An Iraqi woman who survived capture by ISIS. A Sudanese teen growing up in civil war and famine. An Afghan interpreter for the U.S. Army living under threat of a fatwa. They are among the five refugees who share their stories. The five, originally from Afghanistan, Myanmar, South Sudan, Iraq, and Burundi, give gripping first-person testimonies about what it is like to flee war, face violent threats, grow up in a refugee camp, be sold into slavery, and resettle in America.
Why I like this book:
A moving powerfully crafted book to help young people and adults better understand the devastating impact of war and persecution, pertinent to our modern day tensions and need to welcome and support refugees.
Each individual or family faces similar fears and hopes on starting their new life in the US. These emotions are palpable through the interviews and reading these stories had me cheering for every little success these survivors sustain as well as feeling for their ongoing pain through loss and adjustments. Inevitably their experiences are wildly different and we are permitted a glimpse into what sort of support needs to be in place and how often it is lacking. Often it is unpaid local volunteers who pick up much of the care.
As an anglophone immigrant with a handful of friends already when I arrived, the awareness of my good fortune and privilege was heightened reading these stories.

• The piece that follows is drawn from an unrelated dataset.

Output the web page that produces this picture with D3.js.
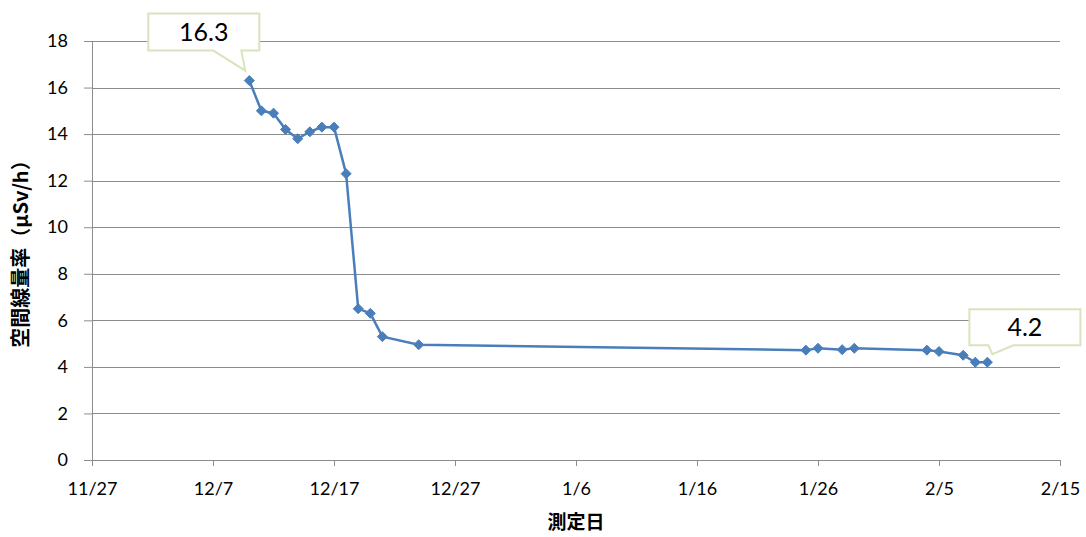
<!DOCTYPE html>
<html>
<head>
<meta charset="utf-8">
<script src="https://cdn.jsdelivr.net/npm/d3@7"></script>
<style>
  html, body { margin: 0; padding: 0; background: #fff; }
  svg text { font-family: Lato, "Noto Sans", sans-serif; }
</style>
</head>
<body>
<div id="chart"></div>
<script>
// 測定日と空間線量率
const dates = [
  "2011-12-10", "2011-12-11", "2011-12-12", "2011-12-13", "2011-12-14",
  "2011-12-15", "2011-12-16", "2011-12-17", "2011-12-18", "2011-12-19",
  "2011-12-20", "2011-12-21", "2011-12-24", "2012-01-25", "2012-01-26",
  "2012-01-28", "2012-01-29", "2012-02-04", "2012-02-05", "2012-02-07",
  "2012-02-08", "2012-02-09"
];
const values = [
  16.3, 15.0, 14.9, 14.2, 13.8,
  14.1, 14.3, 14.3, 12.3, 6.5,
  6.3, 5.3, 4.95, 4.72, 4.8,
  4.74, 4.8, 4.72, 4.66, 4.5,
  4.2, 4.2
];
const yTicks = [0, 2, 4, 6, 8, 10, 12, 14, 16, 18];
const xTickDates = [
  "2011-11-27", "2011-12-07", "2011-12-17", "2011-12-27", "2012-01-06",
  "2012-01-16", "2012-01-26", "2012-02-05", "2012-02-15"
];
// 吹き出し（最初と最後の値）
const callouts = [
  { index: 0, label: "16.3" },
  { index: 21, label: "4.2" }
];

const W = 1086, H = 537;
const margin = { top: 41, right: 26, bottom: 77, left: 92 };
const width = W - margin.left - margin.right;
const height = H - margin.top - margin.bottom;

const parse = d3.utcParse("%Y-%m-%d");
const data = dates.map((d, i) => ({ date: parse(d), value: values[i] }));
const tickDates = xTickDates.map(parse);

const svg = d3.select("#chart")
  .append("svg")
  .attr("width", W)
  .attr("height", H);

const g = svg.append("g")
  .attr("transform", `translate(${margin.left},${margin.top})`);

const x = d3.scaleUtc()
  .domain([tickDates[0], tickDates[tickDates.length - 1]])
  .range([0, width]);

const y = d3.scaleLinear()
  .domain([0, 18])
  .range([height, 0]);

// グリッド線
g.append("g")
  .selectAll("line")
  .data(yTicks.filter(d => d > 0))
  .enter()
  .append("line")
  .attr("x1", 0)
  .attr("x2", width)
  .attr("y1", d => Math.round(y(d)) + 0.5)
  .attr("y2", d => Math.round(y(d)) + 0.5)
  .attr("stroke", "#8c8c8c")
  .attr("stroke-width", 1);

// y軸
const yAxis = g.append("g")
  .call(d3.axisLeft(y).tickValues(yTicks).tickSize(8).tickPadding(16).tickFormat(d3.format("d")));
yAxis.select(".domain").attr("stroke", "#8c8c8c");
yAxis.selectAll(".tick line").attr("stroke", "#8c8c8c");
yAxis.selectAll("text")
  .style("font-size", "18px")
  .attr("fill", "#000");

// x軸
const xAxis = g.append("g")
  .attr("transform", `translate(0,${height})`)
  .call(d3.axisBottom(x)
    .tickValues(tickDates)
    .tickSize(6)
    .tickPadding(16)
    .tickFormat(d3.utcFormat("%-m/%-d")));
xAxis.select(".domain").attr("stroke", "#8c8c8c");
xAxis.selectAll(".tick line").attr("stroke", "#8c8c8c");
xAxis.selectAll("text")
  .style("font-size", "18px")
  .attr("fill", "#000");

// 折れ線
const line = d3.line()
  .x(d => x(d.date))
  .y(d => y(d.value));

g.append("path")
  .datum(data)
  .attr("d", line)
  .attr("fill", "none")
  .attr("stroke", "#4a7ebb")
  .attr("stroke-width", 2.5)
  .attr("stroke-linejoin", "round");

// マーカー（ひし形）
g.selectAll(".marker")
  .data(data)
  .enter()
  .append("path")
  .attr("class", "marker")
  .attr("transform", d => `translate(${x(d.date)},${y(d.value)})`)
  .attr("d", "M0,-5L5,0L0,5L-5,0Z")
  .attr("fill", "#4a7ebb")
  .attr("stroke", "#4a7ebb")
  .attr("stroke-width", 1);

// 吹き出し
function drawCallout(c, box, tip, base) {
  const d = data[c.index];
  const px = x(d.date), py = y(d.value);
  const bx = px + box.dx, by = py + box.dy;
  const path = [
    [bx, by], [bx + box.w, by], [bx + box.w, by + box.h],
    [px + base[1], by + box.h], [px + tip[0], py + tip[1]], [px + base[0], by + box.h],
    [bx, by + box.h]
  ];
  g.append("path")
    .attr("d", "M" + path.map(p => p.join(",")).join("L") + "Z")
    .attr("fill", "#fff")
    .attr("stroke", "#d7e4bd")
    .attr("stroke-width", 2);
  g.append("text")
    .attr("x", bx + box.w / 2)
    .attr("y", by + box.h / 2)
    .attr("dy", "0.36em")
    .attr("text-anchor", "middle")
    .style("font-size", "25px")
    .attr("fill", "#000")
    .text(c.label);
}
drawCallout(callouts[0], { dx: -101, dy: -67, w: 111, h: 37 }, [-4, -10], [-36, -8]);
drawCallout(callouts[1], { dx: -18, dy: -53, w: 111, h: 36 }, [5, -8], [1, 26]);

// 軸タイトル
svg.append("text")
  .attr("x", margin.left + width / 2)
  .attr("y", 529)
  .attr("text-anchor", "middle")
  .style("font-family", "'Noto Sans CJK JP', sans-serif")
  .style("font-weight", "bold")
  .style("font-size", "19px")
  .text("測定日");

svg.append("text")
  .attr("transform", `translate(28,249) rotate(-90)`)
  .attr("text-anchor", "middle")
  .style("font-family", "'Noto Sans CJK JP', sans-serif")
  .style("font-weight", "bold")
  .style("font-size", "20px")
  .text("空間線量率（µSv/h）");
</script>
</body>
</html>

The brutality of what these people have endured and their tenacity in making a new life froim nothing in a vastly different culture highlights our need for increased compassion and resources to meet these peoples’ needs.
Kuklin chose well to limit her focus to the lives of very different refugees having fled five very different countries but all of whom ended up in one place, Nebraska. Their pasts are unimaginable; their courage amazing. Each story is an inspiration and a call for us to be more involved in the world wide refugee crisis. This is a strong addition to the books I have added to our school library for our teachers’ units on refugees. I was a fan of the author after reading Beyond Magenta (also purchased for our library) and am an even greater one now.

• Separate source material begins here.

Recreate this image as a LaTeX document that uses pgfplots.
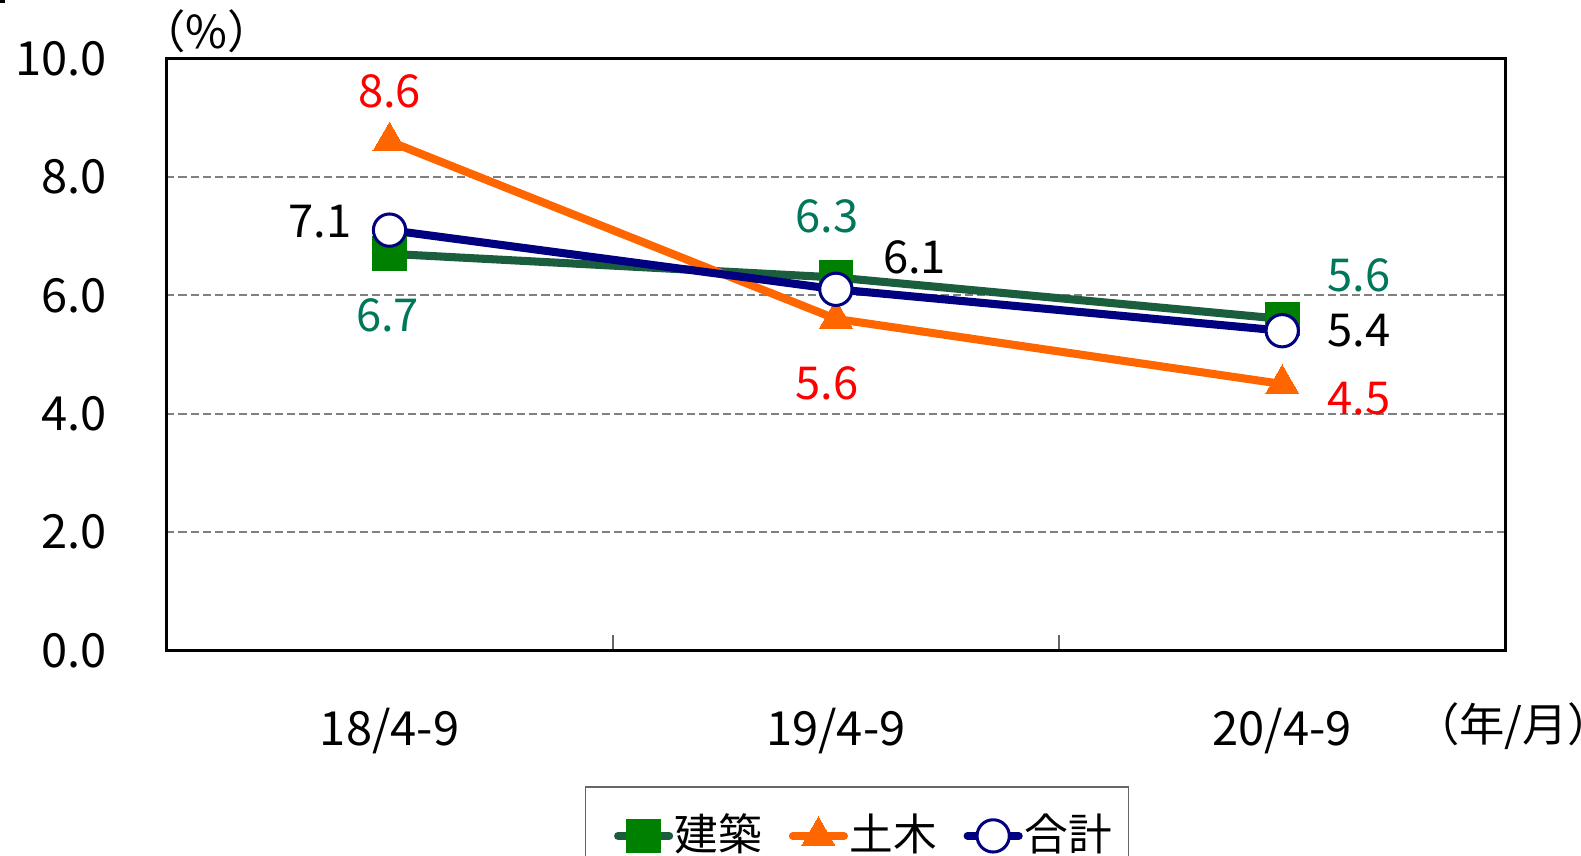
\documentclass[border=0pt]{standalone}
\usepackage{fontspec}
\setmainfont{Noto Sans CJK JP}
\usepackage{pgfplots}
\pgfplotsset{compat=1.18}
\definecolor{gline}{HTML}{1B5E3E}
\definecolor{gmark}{HTML}{008000}
\definecolor{glabel}{HTML}{00775A}
\definecolor{oline}{HTML}{FF6600}
\definecolor{lred}{HTML}{FF0000}
\definecolor{navy}{HTML}{000080}
\begin{document}
\fontsize{13.5}{16}\selectfont
\begin{tikzpicture}
\begin{axis}[
  at={(49.5pt,60.9pt)}, anchor=south west,
  scale only axis, width=398.4pt, height=176.1pt,
  xmin=-0.5, xmax=2.5, ymin=0, ymax=10,
  clip=false,
  axis line style={line width=0.9pt},
  xtick={0,1,2}, xticklabels={18/4-9,19/4-9,20/4-9},
  minor xtick={0.5,1.5},
  major tick length=0pt, minor tick length=4.5pt,
  tick align=inside, xtick pos=bottom, ytick pos=left,
  minor tick style={black!60, line width=0.6pt},
  ytick={0,2,4,6,8,10},
  yticklabel style={xshift=-13pt, font=\fontsize{14}{16}\selectfont},
  xticklabel style={yshift=-12.6pt, font=\fontsize{14}{16}\selectfont},
  /pgf/number format/assume math mode=true,
  /pgf/number format/.cd, fixed, fixed zerofill, precision=1, /pgfplots/.cd,
  ymajorgrids, major grid style={gray, line width=0.6pt, dash pattern=on 2.4pt off 1.2pt},
  legend columns=3,
  legend style={at={(axis description cs:0.3125,-0.23)}, anchor=north west,
    draw=black!60, line width=0.4pt, font=\fontsize{13}{15}\selectfont,
    inner xsep=8.5pt, inner ysep=6pt,
    /tikz/every even column/.append style={column sep=5.9pt}},
  legend image code/.code={\draw[mark repeat=2, mark phase=2, line cap=round] plot coordinates {(0pt,0pt) (7.6pt,0pt) (15.2pt,0pt)};},
]
\addplot[gline, line width=2.4pt, line join=round, mark=square*, mark size=5pt,
  mark options={fill=gmark, draw=gmark, line width=0pt}]
  coordinates {(0,6.7) (1,6.3) (2,5.6)};
\addlegendentry{\hspace{-1.5pt}建築}
\addplot[oline, line width=2.4pt, line join=round, mark=triangle*, mark size=5.7pt,
  mark options={fill=oline, draw=oline, line width=0pt}]
  coordinates {(0,8.6) (1,5.6) (2,4.5)};
\addlegendentry{\hspace{-1.5pt}土木}
\addplot[navy, line width=2.4pt, line join=round, mark=*, mark size=4.8pt,
  mark options={fill=white, draw=navy, line width=0.9pt}]
  coordinates {(0,7.1) (1,6.1) (2,5.4)};
\addlegendentry{\hspace{-1.5pt}合計\kern-5.5pt}
% data labels
\node[text=glabel, yshift=-18.3pt, xshift=-0.6pt] at (axis cs:0,6.7) {6.7};
\node[text=glabel, yshift=18.3pt, xshift=-2.7pt] at (axis cs:1,6.3) {6.3};
\node[text=glabel, yshift=13pt, xshift=22.8pt] at (axis cs:2,5.6) {5.6};
\node[text=lred, yshift=15pt] at (axis cs:0,8.6) {8.6};
\node[text=lred, yshift=-19.2pt, xshift=-2.7pt] at (axis cs:1,5.6) {5.6};
\node[text=lred, yshift=-4.2pt, xshift=22.8pt] at (axis cs:2,4.5) {4.5};
\node[text=black, yshift=2.4pt, xshift=-20.7pt] at (axis cs:0,7.1) {7.1};
\node[text=black, yshift=9.6pt, xshift=23.4pt] at (axis cs:1,6.1) {6.1};
\node[text=black, xshift=22.8pt] at (axis cs:2,5.4) {5.4};
\end{axis}
\node at (61.5pt,245.1pt) {（\%）};
\node at (443.6pt,38.4pt) {（年/月\rlap{）}};
\fill (0pt,253.4pt) rectangle (1.5pt,254.4pt);
\pgfresetboundingbox
\useasboundingbox (0pt,0pt) rectangle (470.4pt,254.4pt);
\end{tikzpicture}
\end{document}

*Disclaimer: A review copy was provided by the publisher. All opinions are my own.
Activities/resources:
Included in the end matter are chapter notes, information on resettlement and U.S. citizenship, historical time lines of war and political strife in the refugees’ countries of origin, resources for further reading, and an index.

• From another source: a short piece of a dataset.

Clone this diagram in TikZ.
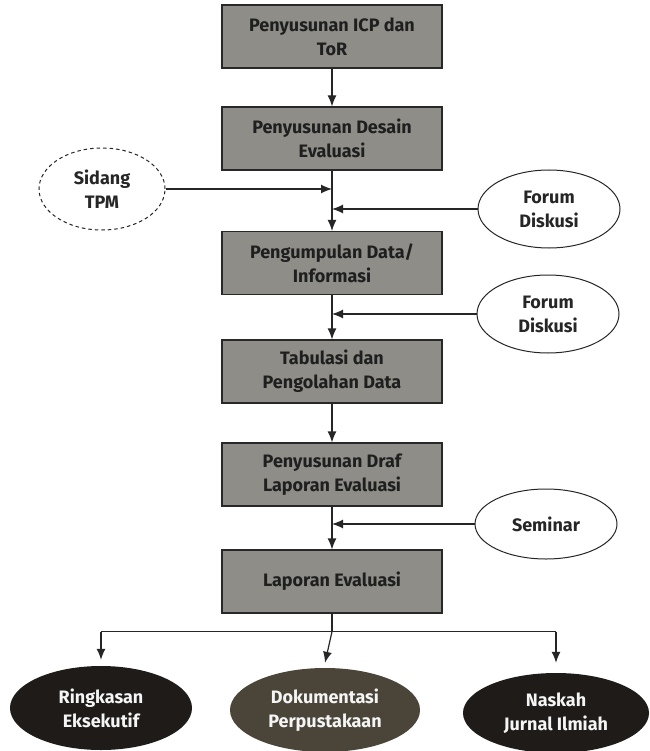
\documentclass[tikz,border=0pt]{standalone}
\usepackage{fontspec}
\setmainfont{Fira Sans}
\usetikzlibrary{arrows.meta,shapes.geometric,calc}

\definecolor{boxgray}{RGB}{142,141,136}
\definecolor{boxedge}{RGB}{40,40,40}
\definecolor{darkout}{RGB}{30,27,25}
\definecolor{brownout}{RGB}{74,69,56}

\tikzset{
  txt/.style={font=\fontsize{18}{24}\selectfont\bfseries},
  stepbox/.style={txt, draw=boxedge, line width=1.2pt, fill=boxgray,
    minimum width=220pt, minimum height=63pt, align=center, text=black!88},
  forum/.style={txt, ellipse, draw=black!85, line width=1pt, fill=white,
    minimum width=142pt, minimum height=78pt, inner sep=0pt, align=center,
    text=black!85},
  sidang/.style={forum, dashed, dash pattern=on 3.5pt off 3pt,
    minimum width=126pt, minimum height=82pt},
  result/.style={txt, ellipse, minimum width=182pt, minimum height=84pt, inner sep=0pt,
    align=center, text=white!92!gray},
  flow/.style={-{Latex[length=11pt,width=9pt]}, line width=1.2pt, draw=black!85},
  line/.style={line width=1.2pt, draw=black!85}
}

\begin{document}
\begin{tikzpicture}[x=1pt,y=-1pt]
\useasboundingbox (0,0) rectangle (649,751);

% main chain of process steps
\node[stepbox] (b1) at (332,36.5) {Penyusunan ICP dan\\ToR};
\node[stepbox] (b2) at (332,138.5) {Penyusunan Desain\\Evaluasi};
\node[stepbox] (b3) at (332,263) {Pengumpulan Data/\\Informasi};
\node[stepbox] (b4) at (332,371.5) {Tabulasi dan\\Pengolahan Data};
\node[stepbox] (b5) at (332,474.5) {Penyusunan Draf\\Laporan Evaluasi};
\node[stepbox] (b6) at (332,581.5) {Laporan Evaluasi};

% side inputs
\node[sidang] (tpm) at (102,189) {Sidang\\TPM};
\node[forum] (fd1) at (549,209) {Forum\\Diskusi};
\node[forum] (fd2) at (548,314) {Forum\\Diskusi};
\node[forum, minimum height=70pt] (sem) at (546,524) {Seminar};

% outputs
\node[result, fill=darkout] (r1) at (101,708) {Ringkasan\\Eksekutif};
\node[result, fill=brownout, minimum width=190pt] (r2) at (325,710) {Dokumentasi\\Perpustakaan};
\node[result, fill=darkout, minimum width=186pt, minimum height=80pt] (r3) at (556,713) {Naskah\\Jurnal Ilmiah};

% vertical flow
\draw[flow] (b1) -- (b2);
\draw[flow] (b2) -- (b3);
\draw[flow] (b3) -- (b4);
\draw[flow] (b4) -- (b5);
\draw[flow] (b5) -- (b6);

% joints on the trunk
\coordinate (jt) at (b2.south |- tpm.east);
\coordinate (j1) at (b2.south |- fd1.west);
\coordinate (j2) at (b3.south |- fd2.west);
\coordinate (j3) at (b5.south |- sem.west);
\draw[flow] (tpm.east) -- (jt);
\draw[flow] (fd1.west) -- (j1);
\draw[flow] (fd2.west) -- (j2);
\draw[flow] (sem.west) -- (j3);

% branching to outputs
\coordinate (split) at ($(b6.south)+(0,18)$);
\coordinate (sl) at (r1.north |- split);
\coordinate (sr) at (r3.north |- split);
\draw[line] (b6.south) -- (split);
\draw[line] (sl) -- (sr);
\draw[flow] (sl) -- ($(r1.north)+(0,-6)$);
\draw[flow] (split) -- ($(r2.north)+(0,-5)$);
\draw[flow] (sr) -- ($(r3.north)+(0,-10)$);
\end{tikzpicture}
\end{document}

wow, Joanna! This sounds like a great book! I’ll be sure to recommend it to our school librarian. And I think I’ll see if the SFPL has any copies and suggest it if they don’t. Thanks for the rec!
I see, though, that the pub date isn’t until May 2020, so the SFPL may kick my suggestion back to me. They don’t accept suggestions for books with pub dates further than two months out. We’ll see….
Oh, yes, I should have mentioned that this was an ARC and is publishing soon. I also have to wait to suggest books at my local library to near their pub date.